Retype, please, the listing from its opening line through the line that contains "Chart.register(...registerables);", both included, without the pictures.

** Start of Source data **

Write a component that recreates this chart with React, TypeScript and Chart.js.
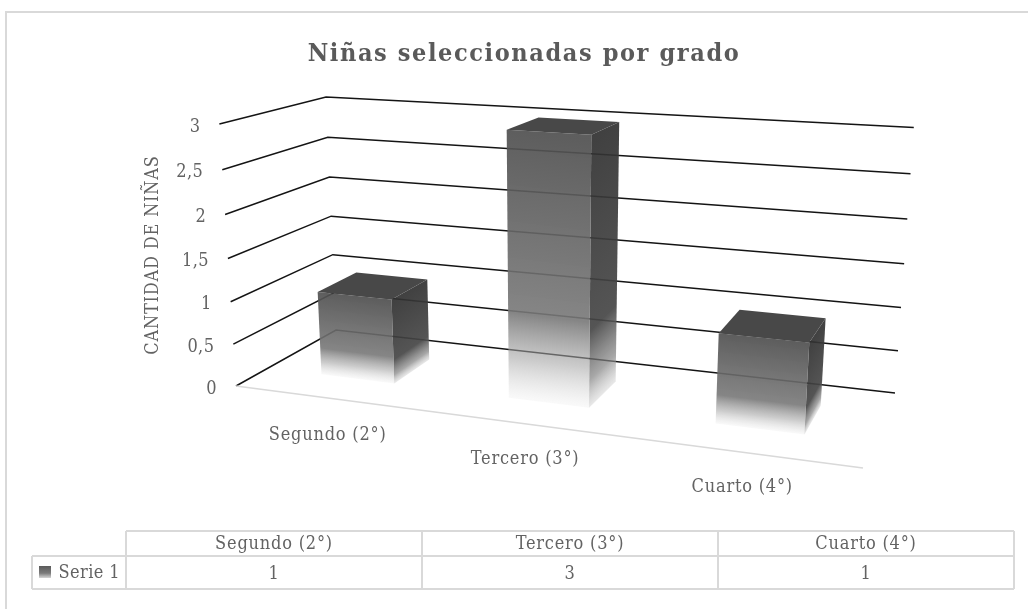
import React, { useEffect, useRef } from "react";
import { Chart, registerables } from "chart.js";

Chart.register(...registerables);

const chartTitle = "Niñas seleccionadas por grado";
const yAxisTitle = "CANTIDAD DE NIÑAS";
const categories = ["Segundo (2°)", "Tercero (3°)", "Cuarto (4°)"];
const seriesName = "Serie 1";
const seriesValues = [1, 3, 1];

const FONT = '"DejaVu Serif Condensed", "DejaVu Serif", serif';
const TEXT = "#636363";

type Pt = [number, number];

// Camera: screen corners of the floor (front-left, front-right, back-right, back-left),
// vanishing point of the vertical direction, and its strength per full axis height.
const FLOOR: Pt[] = [[236, 386], [863, 468], [895, 393], [336, 330]];
const VANISH: Pt = [548, 5300];
const HEIGHT_STRENGTH = -0.0506;
const DEPTH_NEAR = 0.3;
const DEPTH_FAR = 0.7;

function homography(q: Pt[]) {
  const [p0, p1, p2, p3] = q;
  const sx = p0[0] - p1[0] + p2[0] - p3[0];
  const sy = p0[1] - p1[1] + p2[1] - p3[1];
  const d1x = p1[0] - p2[0], d1y = p1[1] - p2[1];
  const d2x = p3[0] - p2[0], d2y = p3[1] - p2[1];
  const den = d1x * d2y - d2x * d1y;
  const g = (sx * d2y - d2x * sy) / den;
  const h = (d1x * sy - sx * d1y) / den;
  const a = p1[0] - p0[0] + g * p1[0];
  const b = p3[0] - p0[0] + h * p3[0];
  const d = p1[1] - p0[1] + g * p1[1];
  const e = p3[1] - p0[1] + h * p3[1];
  return (u: number, w: number) => {
    const z = g * u + h * w + 1;
    return { x: (a * u + b * w + p0[0]) / z, y: (d * u + e * w + p0[1]) / z, z };
  };
}
const floorMap = homography(FLOOR);

function project(u: number, w: number, v: number, max: number): Pt {
  const f = floorMap(u, w);
  const q = HEIGHT_STRENGTH * (v / max);
  const k = q / (f.z + q);
  return [f.x + k * (VANISH[0] - f.x), f.y + k * (VANISH[1] - f.y)];
}

function poly(ctx: CanvasRenderingContext2D, pts: Pt[], fill: any) {
  ctx.beginPath();
  pts.forEach((p, i) => (i ? ctx.lineTo(p[0], p[1]) : ctx.moveTo(p[0], p[1])));
  ctx.closePath();
  ctx.fillStyle = fill;
  ctx.fill();
}

// gradient running from p0 perpendicular onto the edge e1-e2
function faceGradient(ctx: CanvasRenderingContext2D, p0: Pt, e1: Pt, e2: Pt, stops: [number, string][]) {
  const ex = e2[0] - e1[0], ey = e2[1] - e1[1];
  const k = ((p0[0] - e1[0]) * ex + (p0[1] - e1[1]) * ey) / (ex * ex + ey * ey);
  const fx = e1[0] + k * ex, fy = e1[1] + k * ey;
  const g = ctx.createLinearGradient(p0[0], p0[1], fx, fy);
  stops.forEach(([o, c]) => g.addColorStop(o, c));
  return g;
}

const FRONT_STOPS: [number, string][] = [
  [0, "rgba(80,80,80,0.92)"],
  [0.68, "rgba(120,120,120,0.9)"],
  [0.85, "rgba(160,160,160,0.55)"],
  [1, "rgba(200,200,200,0.1)"],
];
const SIDE_STOPS: [number, string][] = [
  [0, "rgba(48,48,48,0.92)"],
  [0.72, "rgba(70,70,70,0.92)"],
  [0.9, "rgba(130,130,130,0.7)"],
  [1, "rgba(190,190,190,0.35)"],
];

const box3d = {
  id: "box3d",
  afterDatasetsDraw(chart: any) {
    const ctx: any = chart.ctx;
    const area = chart.chartArea;
    const y = chart.scales.y;
    const max = y.max;
    ctx.save();

    // gridlines on the left and back walls, tick labels
    ctx.strokeStyle = "#141414";
    ctx.lineWidth = 1.5;
    ctx.textBaseline = "middle";
    ctx.textAlign = "right";
    ctx.font = `18px ${FONT}`;
    ctx.letterSpacing = "0.4px";
    y.ticks.forEach((tick: any) => {
      const a = project(0, 0, tick.value, max);
      const b = project(0, 1, tick.value, max);
      const c = project(1, 1, tick.value, max);
      ctx.beginPath();
      ctx.moveTo(a[0], a[1]);
      ctx.lineTo(b[0], b[1]);
      ctx.lineTo(c[0], c[1]);
      ctx.stroke();
      ctx.fillStyle = TEXT;
      ctx.fillText(tick.label, a[0] - 19, a[1] + 3);
    });

    // floor front edge
    const fl = project(0, 0, 0, max), fr = project(1, 0, 0, max);
    ctx.strokeStyle = "#d9d9d9";
    ctx.lineWidth = 1.5;
    ctx.beginPath();
    ctx.moveTo(fl[0], fl[1]);
    ctx.lineTo(fr[0], fr[1]);
    ctx.stroke();

    // bars
    const meta = chart.getDatasetMeta(0);
    meta.data.forEach((el: any) => {
      const u0 = (el.x - el.width / 2 - area.left) / area.width;
      const u1 = (el.x + el.width / 2 - area.left) / area.width;
      const v = y.getValueForPixel(el.y);
      const P = (u: number, w: number, h: number) => project(u, w, h, max);
      const fb0 = P(u0, DEPTH_NEAR, 0), fb1 = P(u1, DEPTH_NEAR, 0);
      const ft0 = P(u0, DEPTH_NEAR, v), ft1 = P(u1, DEPTH_NEAR, v);
      const bb1 = P(u1, DEPTH_FAR, 0);
      const bt0 = P(u0, DEPTH_FAR, v), bt1 = P(u1, DEPTH_FAR, v);
      poly(ctx, [ft1, bt1, bb1, fb1], faceGradient(ctx, ft1, fb1, bb1, SIDE_STOPS));
      poly(ctx, [ft0, ft1, fb1, fb0], faceGradient(ctx, ft0, fb0, fb1, FRONT_STOPS));
      poly(ctx, [ft0, bt0, bt1, ft1], "#484848");
    });

    // category labels
    ctx.textAlign = "center";
    ctx.fillStyle = TEXT;
    ctx.letterSpacing = "0.8px";
    const labelShift: Pt[] = [[0, 37], [0, 36], [-2, 35]];
    chart.scales.x.ticks.forEach((tick: any, i: number) => {
      const cu = (chart.scales.x.getPixelForTick(i) - area.left) / area.width;
      const p = project(cu, 0, 0, max);
      ctx.fillText(tick.label, p[0] + labelShift[i][0], p[1] + labelShift[i][1]);
    });

    // y axis title
    ctx.save();
    ctx.translate(153, 255);
    ctx.rotate(-Math.PI / 2);
    ctx.letterSpacing = "0.8px";
    ctx.fillText(yAxisTitle, 0, 0);
    ctx.restore();

    // data table
    const colX = [126, 422, 718, 1014];
    const tableLeft = 32;
    const rowY = [531, 556, 589];
    ctx.strokeStyle = "#d9d9d9";
    ctx.lineWidth = 2;
    ctx.beginPath();
    ctx.moveTo(colX[0], rowY[0]); ctx.lineTo(colX[3], rowY[0]);
    ctx.moveTo(tableLeft, rowY[1]); ctx.lineTo(colX[3], rowY[1]);
    ctx.moveTo(tableLeft, rowY[2]); ctx.lineTo(colX[3], rowY[2]);
    ctx.moveTo(tableLeft, rowY[1]); ctx.lineTo(tableLeft, rowY[2]);
    colX.forEach((x) => { ctx.moveTo(x, rowY[0]); ctx.lineTo(x, rowY[2]); });
    ctx.stroke();
    ctx.fillStyle = TEXT;
    categories.forEach((c, i) => {
      const cx = (colX[i] + colX[i + 1]) / 2;
      ctx.fillText(c, cx, 544);
      ctx.fillText(String(chart.data.datasets[0].data[i]), cx, 574);
    });
    ctx.textAlign = "right";
    ctx.letterSpacing = "0.4px";
    ctx.fillText(seriesName, 120, 573);
    const sw = ctx.createLinearGradient(0, 566, 0, 578);
    sw.addColorStop(0, "#5a5a5a");
    sw.addColorStop(0.6, "#7c7c7c");
    sw.addColorStop(1, "#d5d5d5");
    ctx.fillStyle = sw;
    ctx.fillRect(39, 566, 12, 12);

    // outer frame (cropped on right and bottom)
    ctx.strokeStyle = "#d9d9d9";
    ctx.lineWidth = 2;
    ctx.beginPath();
    ctx.moveTo(6, 609); ctx.lineTo(6, 12); ctx.lineTo(1028, 12);
    ctx.stroke();
    ctx.restore();
  },
};

const titleSpacing = {
  id: "titleSpacing",
  beforeDraw(chart: any) {
    chart.ctx.letterSpacing = "1.6px";
  },
  afterDatasetsDraw(chart: any) {
    chart.ctx.letterSpacing = "0px";
  },
};

export default function App() {
  const ref = useRef<HTMLCanvasElement>(null);
  useEffect(() => {
    document.body.style.margin = "0";
    const chart = new Chart(ref.current!, {
      type: "bar",
      data: {
        labels: categories,
        datasets: [{
          label: seriesName,
          data: seriesValues,
          backgroundColor: "rgba(0,0,0,0)",
          barPercentage: 0.4,
          categoryPercentage: 1,
        }],
      },
      options: {
        responsive: false,
        animation: false,
        layout: { padding: { left: 20 } },
        plugins: {
          legend: { display: false },
          tooltip: { enabled: false },
          title: {
            display: true,
            text: chartTitle,
            color: "#5a5a5a",
            font: { family: FONT, size: 25, weight: "bold" },
            padding: { top: 39, bottom: 10 },
          },
        },
        scales: {
          x: { display: false },
          y: {
            display: false,
            min: 0,
            max: 3,
            ticks: { stepSize: 0.5, callback: (v: any) => String(v).replace(".", ",") },
          },
        },
      },
      plugins: [titleSpacing, box3d],
    } as any);
    return () => chart.destroy();
  }, []);
  return (
    <div style={{ position: "absolute", left: 0, top: 0, width: 1028, height: 609 }}>
      <canvas ref={ref} width={1028} height={609} style={{ display: "block", filter: "blur(0.4px)" }} />
    </div>
  );
}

** End of Source data **

● **Output for this exercise**:
Write a component that recreates this chart with React, TypeScript and Chart.js.
import React, { useEffect, useRef } from "react";
import { Chart, registerables } from "chart.js";

Chart.register(...registerables);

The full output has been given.